* Begin *

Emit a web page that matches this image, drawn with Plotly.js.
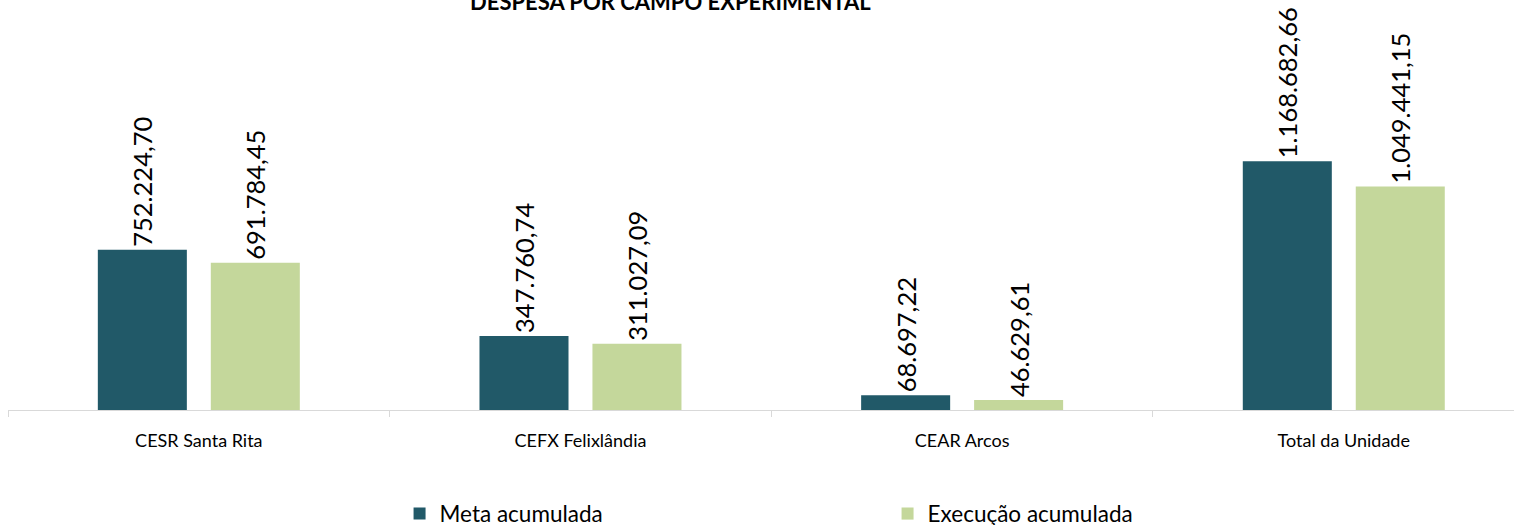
<!DOCTYPE html>
<html>
<head>
<meta charset="utf-8">
<script src="https://cdn.plot.ly/plotly-3.0.1.min.js"></script>
<style>
  html, body { margin: 0; padding: 0; background: white; }
  #plotDiv { width: 1514px; height: 525px; }
</style>
</head>
<body>
<div id="plotDiv"></div>
<script>
// chart data
var categories = ['CESR Santa Rita', 'CEFX Felixlândia', 'CEAR Arcos', 'Total da Unidade'];
var metaValues = [752224.70, 347760.74, 68697.22, 1168682.66];
var execValues = [691784.45, 311027.09, 46629.61, 1049441.15];
var seriesNames = ['Meta acumulada', 'Execução acumulada'];
var chartTitle = 'DESPESA POR CAMPO EXPERIMENTAL';

// pt-BR number format: 1.168.682,66
function fmtBR(v) {
    var parts = v.toFixed(2).split('.');
    var intPart = parts[0].replace(/\B(?=(\d{3})+(?!\d))/g, '.');
    return intPart + ',' + parts[1];
}

var fontFam = 'Lato, "Liberation Sans", sans-serif';

function barTrace(name, vals, color) {
    return {
        type: 'bar',
        name: name,
        x: categories,
        y: vals,
        text: vals.map(fmtBR),
        textposition: 'outside',
        textangle: -90,
        constraintext: 'none',
        cliponaxis: false,
        textfont: { family: fontFam, size: 25.5, color: '#000000' },
        marker: { color: color },
        hoverinfo: 'none'
    };
}

var data = [
    barTrace(seriesNames[0], metaValues, '#215968'),
    barTrace(seriesNames[1], execValues, '#C4D79B')
];

var layout = {
    width: 1514,
    height: 525,
    margin: { l: 8, r: 0, t: 10, b: 115, autoexpand: false },
    paper_bgcolor: 'white',
    plot_bgcolor: 'white',
    barmode: 'group',
    bargap: 0.408,
    bargroupgap: 0.212,
    font: { family: fontFam, color: '#000000' },
    showlegend: true,
    legend: {
        orientation: 'h',
        xref: 'paper',
        yref: 'container',
        x: 0.26,
        xanchor: 'left',
        y: 0.021,
        yanchor: 'middle',
        entrywidth: 443,
        entrywidthmode: 'pixels',
        font: { family: fontFam, size: 22.5, color: '#000000' }
    },
    xaxis: {
        type: 'category',
        range: [-0.5, 3.446],
        showline: true,
        linecolor: '#D9D9D9',
        linewidth: 1,
        ticks: 'outside',
        tickson: 'boundaries',
        ticklen: 6,
        tickcolor: '#D9D9D9',
        showgrid: false,
        zeroline: false,
        tickfont: { family: fontFam, size: 18, color: '#000000' },
        ticklabelstandoff: 14
    },
    yaxis: {
        range: [0, 1878800],
        visible: false,
        showgrid: false,
        zeroline: false
    },
    annotations: [{
        text: '<b>' + chartTitle + '</b>',
        xref: 'paper',
        yref: 'paper',
        x: 0.44,
        y: 1,
        xanchor: 'center',
        yanchor: 'bottom',
        yshift: -7,
        showarrow: false,
        font: { family: fontFam, size: 22, color: '#000000' }
    }]
};

Plotly.newPlot('plotDiv', data, layout, { staticPlot: true });
</script>
</body>
</html>
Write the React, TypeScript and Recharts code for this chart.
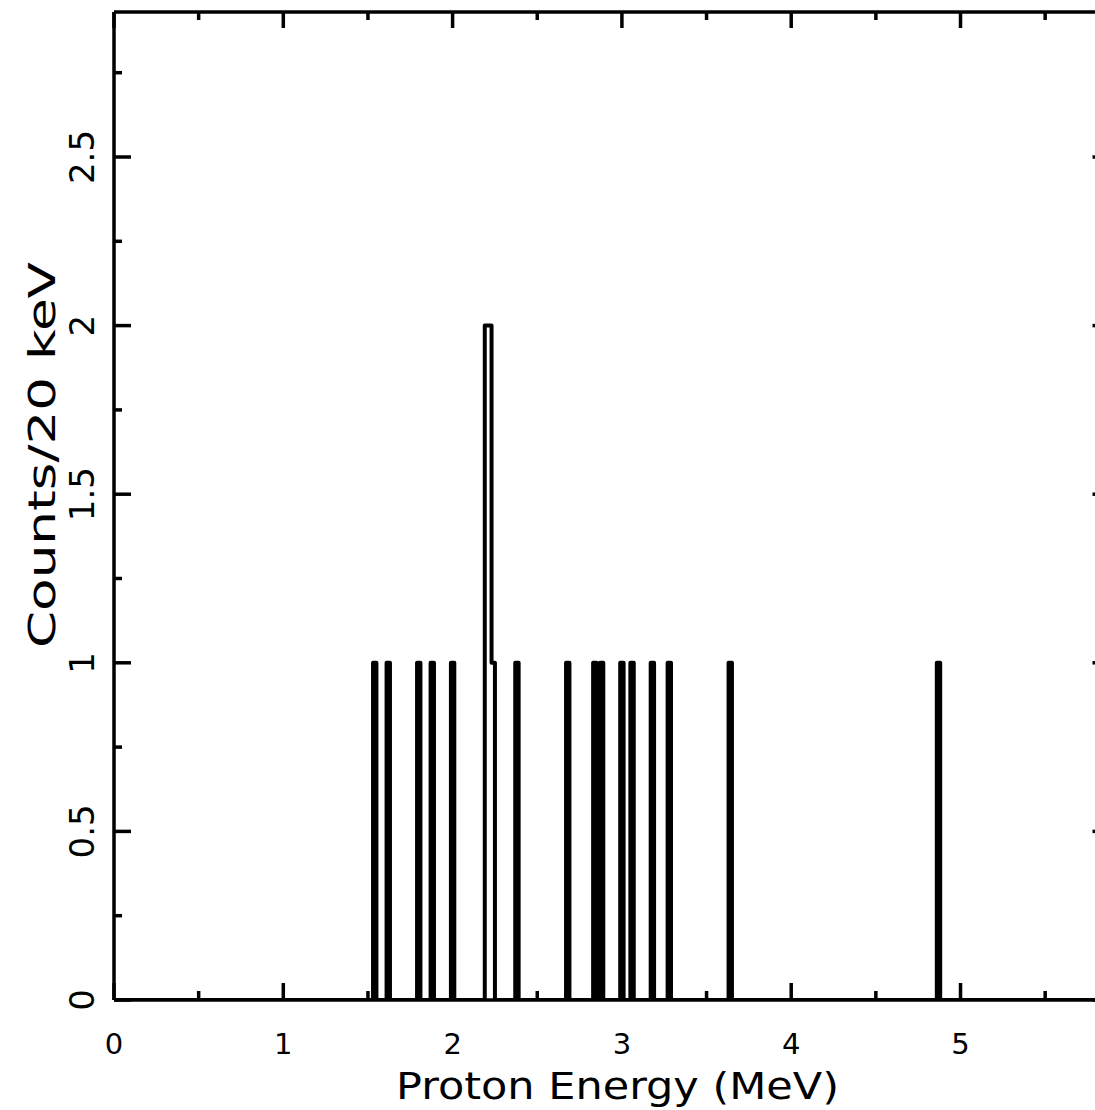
import React from 'react';
import { LineChart, Line, XAxis, YAxis } from 'recharts';

// Histogram of proton energies, 20 keV bins (bin low edges in MeV)
const binWidth = 0.02;
const binStarts = [1.53, 1.61, 1.79, 1.87, 1.99, 2.19, 2.21, 2.23, 2.37, 2.67, 2.83, 2.87, 2.99, 3.05, 3.17, 3.27, 3.63, 4.86];
const binCounts = [1, 1, 1, 1, 1, 2, 2, 1, 1, 1, 1, 1, 1, 1, 1, 1, 1, 1];

const xDomain: [number, number] = [0, 5.88];
const yDomain: [number, number] = [0, 2.93];
const xMajorTicks = [0, 1, 2, 3, 4, 5];
const xMinorTicks = [0.5, 1.5, 2.5, 3.5, 4.5, 5.5];
const yMajorTicks = [0, 0.5, 1, 1.5, 2, 2.5];
const yMinorTicks = [0.25, 0.75, 1.25, 1.75, 2.25, 2.75];

const xLabel = 'Proton Energy (MeV)';
const yLabel = 'Counts/20 keV';

// Build the histogram outline (step path) from the bins
type Pt = { e: number; c: number };
const outline: Pt[] = [{ e: xDomain[0], c: 0 }];
let prevEnd = -1;
binStarts.forEach((s, i) => {
  const c = binCounts[i];
  const end = s + binWidth;
  if (Math.abs(s - prevEnd) < 1e-6) {
    outline.push({ e: s, c });
  } else {
    if (prevEnd >= 0) outline.push({ e: prevEnd, c: 0 });
    outline.push({ e: s, c: 0 });
    outline.push({ e: s, c });
  }
  outline.push({ e: end, c });
  prevEnd = end;
});
outline.push({ e: prevEnd, c: 0 });
outline.push({ e: xDomain[1], c: 0 });

const xTicks = [...xMajorTicks, ...xMinorTicks].sort((a, b) => a - b);
const yTicks = [...yMajorTicks, ...yMinorTicks].sort((a, b) => a - b);
const isMajorX = (v: number) => xMajorTicks.includes(v);
const isMajorY = (v: number) => yMajorTicks.includes(v);

const FONT = '"DejaVu Sans", "Liberation Sans", sans-serif';

const BottomTick = (props: any) => {
  const { x, y, payload } = props;
  const v = payload.value;
  const major = isMajorX(v);
  return (
    <g>
      <line x1={x} x2={x} y1={y} y2={y - (major ? 17 : 9)} stroke="#000" strokeWidth={3.5} />
      {major && (
        <text x={x} y={y + 54} textAnchor="middle" fontFamily={FONT} fontSize={29} fill="#000">
          {String(v)}
        </text>
      )}
    </g>
  );
};

const TopTick = (props: any) => {
  const { x, y, payload } = props;
  const v = payload.value;
  const major = isMajorX(v);
  return <line x1={x} x2={x} y1={y} y2={y + (major ? 16 : 8)} stroke="#000" strokeWidth={3.5} />;
};

const LeftTick = (props: any) => {
  const { x, y, payload } = props;
  const v = payload.value;
  const major = isMajorY(v);
  const lx = x - 20;
  return (
    <g>
      <line x1={x} x2={x + (major ? 17 : 8)} y1={y} y2={y} stroke="#000" strokeWidth={3.5} />
      {major && (
        <text
          x={lx}
          y={y}
          transform={`rotate(-90, ${lx}, ${y})`}
          textAnchor="middle"
          fontFamily={FONT}
          fontSize={34}
          fill="#000"
        >
          {String(v)}
        </text>
      )}
    </g>
  );
};

const RightTick = (props: any) => {
  const { x, y, payload } = props;
  const v = payload.value;
  const major = isMajorY(v);
  return <line x1={x} x2={x - (major ? 17 : 8)} y1={y} y2={y} stroke="#000" strokeWidth={3.5} />;
};

export default function App() {
  return (
    <div
      style={{
        position: 'absolute',
        left: 0,
        top: 0,
        width: 1095,
        height: 1110,
        overflow: 'hidden',
        background: '#fff',
      }}
    >
      <LineChart
        width={1140}
        height={1110}
        data={outline}
        margin={{ top: 11, right: 29.5, bottom: 70, left: 54 }}
      >
        <XAxis
          xAxisId="b"
          dataKey="e"
          type="number"
          domain={xDomain}
          allowDataOverflow
          ticks={xTicks}
          interval={0}
          tickSize={0}
          tickMargin={0}
          tickLine={false}
          tick={<BottomTick />}
          axisLine={{ stroke: '#000', strokeWidth: 3.5 }}
          height={40}
        />
        <XAxis
          xAxisId="t"
          orientation="top"
          dataKey="e"
          type="number"
          domain={xDomain}
          allowDataOverflow
          ticks={xTicks}
          interval={0}
          tickSize={0}
          tickMargin={0}
          tickLine={false}
          tick={<TopTick />}
          axisLine={{ stroke: '#000', strokeWidth: 3.5 }}
          height={1}
        />
        <YAxis
          yAxisId="l"
          type="number"
          domain={yDomain}
          allowDataOverflow
          ticks={yTicks}
          interval={0}
          tickSize={0}
          tickMargin={0}
          tickLine={false}
          tick={<LeftTick />}
          axisLine={{ stroke: '#000', strokeWidth: 3.5 }}
          width={60}
        />
        <YAxis
          yAxisId="r"
          orientation="right"
          type="number"
          domain={yDomain}
          allowDataOverflow
          ticks={yTicks}
          interval={0}
          tickSize={0}
          tickMargin={0}
          tickLine={false}
          tick={<RightTick />}
          axisLine={{ stroke: '#000', strokeWidth: 3.5 }}
          width={1}
        />
        <Line
          xAxisId="b"
          yAxisId="l"
          type="linear"
          dataKey="c"
          stroke="#000"
          strokeWidth={4}
          strokeLinejoin="round"
          strokeLinecap="round"
          dot={false}
          activeDot={false}
          isAnimationActive={false}
        />
        <text x={396} y={1099} fontFamily={FONT} fontSize={38} fill="#000" textLength={443} lengthAdjust="spacingAndGlyphs">
          {xLabel}
        </text>
        <text
          x={55}
          y={455}
          transform="rotate(-90, 55, 455)"
          textAnchor="middle"
          fontFamily={FONT}
          fontSize={38}
          fill="#000"
          textLength={386}
          lengthAdjust="spacingAndGlyphs"
        >
          {yLabel}
        </text>
      </LineChart>
    </div>
  );
}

* End *

Exactly reproduce the lines from the line holding "Write the React, TypeScript" through the line holding "const isMajorY = (v: number)", and only those; pictures are to be left out.

Final result
Write the React, TypeScript and Recharts code for this chart.
import React from 'react';
import { LineChart, Line, XAxis, YAxis } from 'recharts';

// Histogram of proton energies, 20 keV bins (bin low edges in MeV)
const binWidth = 0.02;
const binStarts = [1.53, 1.61, 1.79, 1.87, 1.99, 2.19, 2.21, 2.23, 2.37, 2.67, 2.83, 2.87, 2.99, 3.05, 3.17, 3.27, 3.63, 4.86];
const binCounts = [1, 1, 1, 1, 1, 2, 2, 1, 1, 1, 1, 1, 1, 1, 1, 1, 1, 1];

const xDomain: [number, number] = [0, 5.88];
const yDomain: [number, number] = [0, 2.93];
const xMajorTicks = [0, 1, 2, 3, 4, 5];
const xMinorTicks = [0.5, 1.5, 2.5, 3.5, 4.5, 5.5];
const yMajorTicks = [0, 0.5, 1, 1.5, 2, 2.5];
const yMinorTicks = [0.25, 0.75, 1.25, 1.75, 2.25, 2.75];

const xLabel = 'Proton Energy (MeV)';
const yLabel = 'Counts/20 keV';

// Build the histogram outline (step path) from the bins
type Pt = { e: number; c: number };
const outline: Pt[] = [{ e: xDomain[0], c: 0 }];
let prevEnd = -1;
binStarts.forEach((s, i) => {
  const c = binCounts[i];
  const end = s + binWidth;
  if (Math.abs(s - prevEnd) < 1e-6) {
    outline.push({ e: s, c });
  } else {
    if (prevEnd >= 0) outline.push({ e: prevEnd, c: 0 });
    outline.push({ e: s, c: 0 });
    outline.push({ e: s, c });
  }
  outline.push({ e: end, c });
  prevEnd = end;
});
outline.push({ e: prevEnd, c: 0 });
outline.push({ e: xDomain[1], c: 0 });

const xTicks = [...xMajorTicks, ...xMinorTicks].sort((a, b) => a - b);
const yTicks = [...yMajorTicks, ...yMinorTicks].sort((a, b) => a - b);
const isMajorX = (v: number) => xMajorTicks.includes(v);
const isMajorY = (v: number) => yMajorTicks.includes(v);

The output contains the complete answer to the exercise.